Only the lines from the top of the listing below to the line that has "7.92,7.42,6.91]" should be echoed, with both ends kept and pictures left out.

======== Dataset extract ========

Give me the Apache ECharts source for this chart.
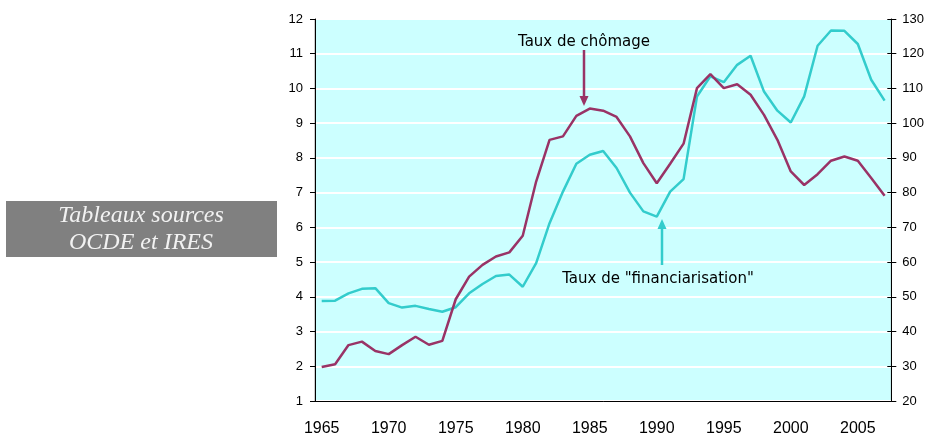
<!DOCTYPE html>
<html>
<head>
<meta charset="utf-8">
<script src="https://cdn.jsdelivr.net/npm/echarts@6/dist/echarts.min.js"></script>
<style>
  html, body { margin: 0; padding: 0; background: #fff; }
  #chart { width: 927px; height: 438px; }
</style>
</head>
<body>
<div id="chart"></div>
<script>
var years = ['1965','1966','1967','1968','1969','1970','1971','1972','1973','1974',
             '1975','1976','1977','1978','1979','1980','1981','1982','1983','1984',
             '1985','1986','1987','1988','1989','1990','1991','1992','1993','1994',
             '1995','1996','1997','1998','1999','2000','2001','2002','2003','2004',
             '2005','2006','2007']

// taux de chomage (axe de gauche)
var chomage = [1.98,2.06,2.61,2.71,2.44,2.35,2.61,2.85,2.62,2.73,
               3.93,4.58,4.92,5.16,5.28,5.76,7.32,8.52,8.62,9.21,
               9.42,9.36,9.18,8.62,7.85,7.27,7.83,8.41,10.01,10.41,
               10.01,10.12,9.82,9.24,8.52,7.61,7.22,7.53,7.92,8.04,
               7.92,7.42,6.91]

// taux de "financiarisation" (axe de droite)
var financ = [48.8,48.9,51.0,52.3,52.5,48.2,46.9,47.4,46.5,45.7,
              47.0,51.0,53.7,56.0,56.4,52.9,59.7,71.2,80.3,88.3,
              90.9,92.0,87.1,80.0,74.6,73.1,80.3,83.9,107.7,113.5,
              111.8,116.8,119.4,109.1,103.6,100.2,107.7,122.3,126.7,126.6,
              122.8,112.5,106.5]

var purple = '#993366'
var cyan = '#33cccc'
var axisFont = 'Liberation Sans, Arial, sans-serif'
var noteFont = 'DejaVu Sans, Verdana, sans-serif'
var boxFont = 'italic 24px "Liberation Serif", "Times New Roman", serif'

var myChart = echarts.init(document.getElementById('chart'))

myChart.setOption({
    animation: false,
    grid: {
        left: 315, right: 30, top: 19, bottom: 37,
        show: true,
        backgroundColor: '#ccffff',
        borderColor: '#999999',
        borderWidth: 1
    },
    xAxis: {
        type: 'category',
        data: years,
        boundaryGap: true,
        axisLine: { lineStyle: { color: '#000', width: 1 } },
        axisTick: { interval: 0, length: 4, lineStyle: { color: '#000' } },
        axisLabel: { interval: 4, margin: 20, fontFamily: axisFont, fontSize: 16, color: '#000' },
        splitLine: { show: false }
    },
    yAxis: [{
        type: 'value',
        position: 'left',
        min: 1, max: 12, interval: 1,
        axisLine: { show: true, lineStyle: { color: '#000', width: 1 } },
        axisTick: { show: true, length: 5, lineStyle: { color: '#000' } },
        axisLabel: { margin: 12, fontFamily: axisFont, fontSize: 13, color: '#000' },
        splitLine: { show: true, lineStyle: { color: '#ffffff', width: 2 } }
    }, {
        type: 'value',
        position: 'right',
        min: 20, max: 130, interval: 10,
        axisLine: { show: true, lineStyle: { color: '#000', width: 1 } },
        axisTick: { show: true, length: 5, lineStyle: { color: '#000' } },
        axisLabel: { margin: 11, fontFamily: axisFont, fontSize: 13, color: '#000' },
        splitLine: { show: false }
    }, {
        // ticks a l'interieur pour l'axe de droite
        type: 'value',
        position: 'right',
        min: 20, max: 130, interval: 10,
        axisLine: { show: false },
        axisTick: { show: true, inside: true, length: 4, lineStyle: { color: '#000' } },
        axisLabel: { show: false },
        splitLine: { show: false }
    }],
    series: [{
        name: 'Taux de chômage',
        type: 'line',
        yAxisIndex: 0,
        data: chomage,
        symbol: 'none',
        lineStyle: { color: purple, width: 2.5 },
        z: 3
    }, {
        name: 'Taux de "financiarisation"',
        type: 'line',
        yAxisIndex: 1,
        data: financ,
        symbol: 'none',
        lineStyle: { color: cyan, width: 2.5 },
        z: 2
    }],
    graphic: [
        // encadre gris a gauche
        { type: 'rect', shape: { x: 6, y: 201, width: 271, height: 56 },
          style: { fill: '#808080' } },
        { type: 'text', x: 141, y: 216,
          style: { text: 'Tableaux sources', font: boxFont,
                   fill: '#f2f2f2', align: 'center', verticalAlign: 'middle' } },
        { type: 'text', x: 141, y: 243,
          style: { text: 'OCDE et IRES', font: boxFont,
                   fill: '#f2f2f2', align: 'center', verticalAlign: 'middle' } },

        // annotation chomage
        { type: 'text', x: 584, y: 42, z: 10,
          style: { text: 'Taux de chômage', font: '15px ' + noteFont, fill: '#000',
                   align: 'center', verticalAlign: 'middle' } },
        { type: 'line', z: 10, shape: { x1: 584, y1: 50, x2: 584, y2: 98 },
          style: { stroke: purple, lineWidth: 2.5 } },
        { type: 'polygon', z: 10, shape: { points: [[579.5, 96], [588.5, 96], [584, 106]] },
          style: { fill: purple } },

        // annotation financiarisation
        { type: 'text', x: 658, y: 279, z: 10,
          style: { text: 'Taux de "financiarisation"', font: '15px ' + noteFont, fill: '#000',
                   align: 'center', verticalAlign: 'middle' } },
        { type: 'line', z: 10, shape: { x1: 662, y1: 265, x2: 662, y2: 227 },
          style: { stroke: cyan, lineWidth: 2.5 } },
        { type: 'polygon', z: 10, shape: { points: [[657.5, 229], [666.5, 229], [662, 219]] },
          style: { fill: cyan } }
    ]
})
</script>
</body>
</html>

========

# Response to the task:
Give me the Apache ECharts source for this chart.
<!DOCTYPE html>
<html>
<head>
<meta charset="utf-8">
<script src="https://cdn.jsdelivr.net/npm/echarts@6/dist/echarts.min.js"></script>
<style>
  html, body { margin: 0; padding: 0; background: #fff; }
  #chart { width: 927px; height: 438px; }
</style>
</head>
<body>
<div id="chart"></div>
<script>
var years = ['1965','1966','1967','1968','1969','1970','1971','1972','1973','1974',
             '1975','1976','1977','1978','1979','1980','1981','1982','1983','1984',
             '1985','1986','1987','1988','1989','1990','1991','1992','1993','1994',
             '1995','1996','1997','1998','1999','2000','2001','2002','2003','2004',
             '2005','2006','2007']

// taux de chomage (axe de gauche)
var chomage = [1.98,2.06,2.61,2.71,2.44,2.35,2.61,2.85,2.62,2.73,
               3.93,4.58,4.92,5.16,5.28,5.76,7.32,8.52,8.62,9.21,
               9.42,9.36,9.18,8.62,7.85,7.27,7.83,8.41,10.01,10.41,
               10.01,10.12,9.82,9.24,8.52,7.61,7.22,7.53,7.92,8.04,
               7.92,7.42,6.91]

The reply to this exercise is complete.